Letter to the Editor(1)

October 29, 2003

Letter to the Editor(1)

Dear Editor:I have enjoyed the exchanges over arms control with Mr.

Dear Editor:

I have enjoyed the exchanges over arms control with Mr. Carson of CSIS and hope to bring to a close our current debate with this letter. His letter of in the October 15 issue of In The National Interest repeats in the very first paragraph the rhetorical mistakes and illusions that have so bedeviled arms control agreements such as the NPT.

First, I am not against arms control. That is not even in question, and I wrote my original piece not against arms control but in favor of a broader, more energetic counter-proliferation effort, particularly as outlined by President Bush in his speech to the National Defense University in May 2001.

Second, as with so many myths, the President's policy is hardly unilateral. To claim, as Carson does repeatedly, that the current administration seeks only to go its own way is simply balderdash. Has the administration achieved unanimity? No, of course it hasn't, and few if any arms control efforts ever will. After all, if Iran and North Korea wanted to get rid of their own weapons as much as others in the world community wanted them to, there would be little problem.

The Bush Administration is also not the first to avoid existing international institutions.  In Kosovo, the Clinton Administration deliberately skirted the UN at the request of that famed multilateralist, President Chirac. The Reagan Administration deployed INF missiles in Europe, despite widespread opposition in the UN. The deployment led to the INF Treaty and, very possibly, was one of the key ingredients to the end of the Cold War.  Conversely, the UN endorsed the deployment of forces in Somalia and Haiti, and we know how well that turned out.

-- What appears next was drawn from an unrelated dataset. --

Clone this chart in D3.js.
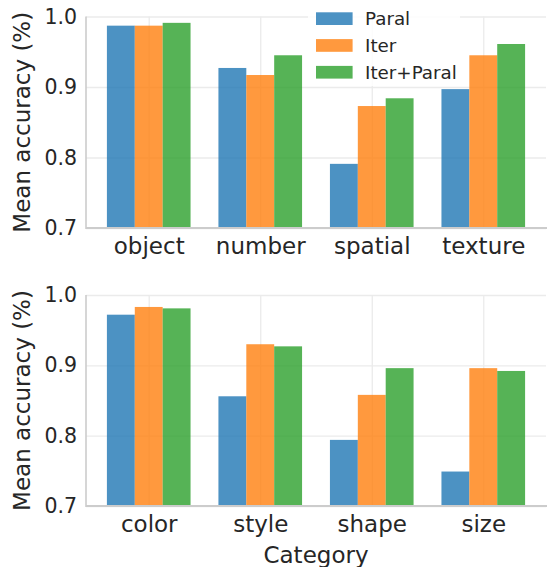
<!DOCTYPE html>
<html>
<head>
<meta charset="utf-8">
<script src="https://cdn.jsdelivr.net/npm/d3@7"></script>
<style>
  html, body { margin: 0; padding: 0; background: #ffffff; }
  svg { display: block; }
  text { font-family: "DejaVu Sans", sans-serif; fill: #262626; }
</style>
</head>
<body>
<svg id="chart" width="547" height="567"></svg>
<script>
// ---- data ----
const seriesNames = ["Paral", "Iter", "Iter+Paral"];
const seriesColors = ["#1f77b4", "#ff7f0e", "#2ca02c"];

const categoriesTop = ["object", "number", "spatial", "texture"];
const paralTop      = [0.987, 0.927, 0.791, 0.897];
const iterTop       = [0.987, 0.917, 0.873, 0.945];
const iterParalTop  = [0.991, 0.945, 0.884, 0.961];

const categoriesBottom = ["color", "style", "shape", "size"];
const paralBottom      = [0.972, 0.856, 0.794, 0.749];
const iterBottom       = [0.983, 0.930, 0.858, 0.896];
const iterParalBottom  = [0.981, 0.927, 0.896, 0.892];

const yTicks = [0.7, 0.8, 0.9, 1.0];
const yLabel = "Mean accuracy (%)";
const xLabel = "Category";

// ---- layout ----
const svg = d3.select("#chart");
const left = 86, right = 546;
const panels = [
  { top: 16.5, bottom: 228, cats: categoriesTop, series: [paralTop, iterTop, iterParalTop], legend: true },
  { top: 295, bottom: 506, cats: categoriesBottom, series: [paralBottom, iterBottom, iterParalBottom], legend: false, xlabel: true }
];
const barW = 0.25;
const offsets = [-0.25, 0, 0.25];

panels.forEach(p => {
  const x = d3.scaleLinear().domain([-0.5625, 3.5625]).range([left, right]);
  const y = d3.scaleLinear().domain([0.7, 1.0]).range([p.bottom, p.top]);
  const g = svg.append("g");

  // y grid + tick labels
  const yAxis = d3.axisLeft(y).tickValues(yTicks).tickFormat(d3.format(".1f"))
    .tickSizeInner(-(right - left)).tickSizeOuter(0).tickPadding(9);
  const yg = g.append("g").attr("transform", `translate(${left},0)`).call(yAxis);
  yg.select(".domain").remove();
  yg.selectAll("line").attr("stroke", "#ebebeb").attr("stroke-width", 1.3);
  yg.selectAll("text").style("font-size", "20.5px").attr("fill", "#262626")
    .style("font-family", "DejaVu Sans, sans-serif");

  // x grid + tick labels
  const xAxis = d3.axisBottom(x).tickValues(d3.range(p.cats.length)).tickFormat(i => p.cats[i])
    .tickSizeInner(-(p.bottom - p.top)).tickSizeOuter(0);
  const xg = g.append("g").attr("transform", `translate(0,${p.bottom})`).call(xAxis);
  xg.select(".domain").remove();
  xg.selectAll("line").attr("stroke", "#ebebeb").attr("stroke-width", 1.3);
  xg.selectAll("text").style("font-size", "23px").attr("fill", "#262626")
    .style("font-family", "DejaVu Sans, sans-serif")
    .attr("y", 25.5).attr("dy", 0);

  // bars
  p.series.forEach((vals, si) => {
    g.append("g").selectAll("rect").data(vals).join("rect")
      .attr("x", (d, i) => x(i + offsets[si] - barW / 2))
      .attr("width", x(barW) - x(0))
      .attr("y", d => y(d))
      .attr("height", d => y(0.7) - y(d))
      .attr("fill", seriesColors[si])
      .attr("fill-opacity", 0.8);
  });

  // spines
  g.append("line").attr("x1", left).attr("x2", left).attr("y1", p.top).attr("y2", p.bottom + 1)
    .attr("stroke", "#cccccc").attr("stroke-width", 1.6);
  g.append("line").attr("x1", left).attr("x2", 547).attr("y1", p.bottom).attr("y2", p.bottom)
    .attr("stroke", "#cccccc").attr("stroke-width", 1.8);

  // y label
  g.append("text")
    .attr("transform", `translate(30,${(p.top + p.bottom) / 2}) rotate(-90)`)
    .attr("text-anchor", "middle")
    .style("font-size", "23px")
    .text(yLabel);

  if (p.xlabel) {
    g.append("text").attr("x", (left + right) / 2).attr("y", 563)
      .attr("text-anchor", "middle").style("font-size", "23px").text(xLabel);
  }

  if (p.legend) {
    const lg = svg.append("g");
    lg.append("rect").attr("x", 308).attr("y", 4).attr("width", 152).attr("height", 82)
      .attr("fill", "#ffffff").attr("fill-opacity", 0.85);
    seriesNames.forEach((name, i) => {
      const rowY = 12.3 + i * 26.8;
      lg.append("rect").attr("x", 316).attr("y", rowY).attr("width", 36.6).attr("height", 12.7)
        .attr("fill", seriesColors[i]).attr("fill-opacity", 0.8);
      lg.append("text").attr("x", 365).attr("y", rowY + 12.7)
        .style("font-size", "18.3px").text(name);
    });
  }
});
</script>
</body>
</html>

Yes, as Carson argues, there are political benefits to agreements where everyone agrees on the means, methods and outcomes. For example, agreeing to ban weapons of mass destruction being based on the moon. That has long been a treaty. But with North Korea and Iran, we have two nations run by dictatorships who desire the unification of the Korean peninsula by force and the destruction of Israel, respectively. The Iranian leadership has made no effort to hide its willingness to drop nuclear weapons on Israel to kill as many Jews as possible. The North kills millions of its own people with hardly a care.  Does anyone think they pause before killing millions more in Seoul, Tokyo or Los Angeles?

Assuming such states are a "willing adversary" - one ready to bargain and eliminate the threats they pose to neighbors - is what led Neville Chamberlain to Munich and former President Jimmy Carter to Pyongyang.  Disaster awaits such assumption.  How then do we confront such evil? Patrick Clawson of the Middle East Institute, in a October 22 Policy Watch, and participants in the Nixon Center's recent forum on Iran both got to the nub of the issue.

Both concluded that, first, Iran is legally allowed to obtain modern technologies that can be used to create nuclear weapons by alternative means.  Thus, if the Mullahs intend to keep the entire fuel cycle - it is clear that they do - Iran's program is beyond the purview of the NPT and the Additional Protocol.

Second, while Iran has agreed to suspend reprocessing, no reprocessing facility has yet been built, making such a pledge of no practical value, but helpful in "winning the news cycle". Clawson correctly notes that at best the deal sets things back to January 2003, but leaving unresolved all of the concerns over Iran's nuclear program up to that point.

Third, and finally, the grave danger is that, in the words of London's Financial Times, Iran is simply "throwing sand in the IAEA's eyes to blind the world to its bomb-ambitions." The assertion in my September 10th editorial that initiated this discussion was the fallacy of protecting ourselves with arms control, with "peace through paper", from rogue regimes and madmen intent on destroying us. Whether the tools we can assemble to do the job number one, twelve or twenty, I remain convinced that only the will to protect our security, including the use of military force, is sufficient to fulfill our constitutional obligations to "provide for the common defense".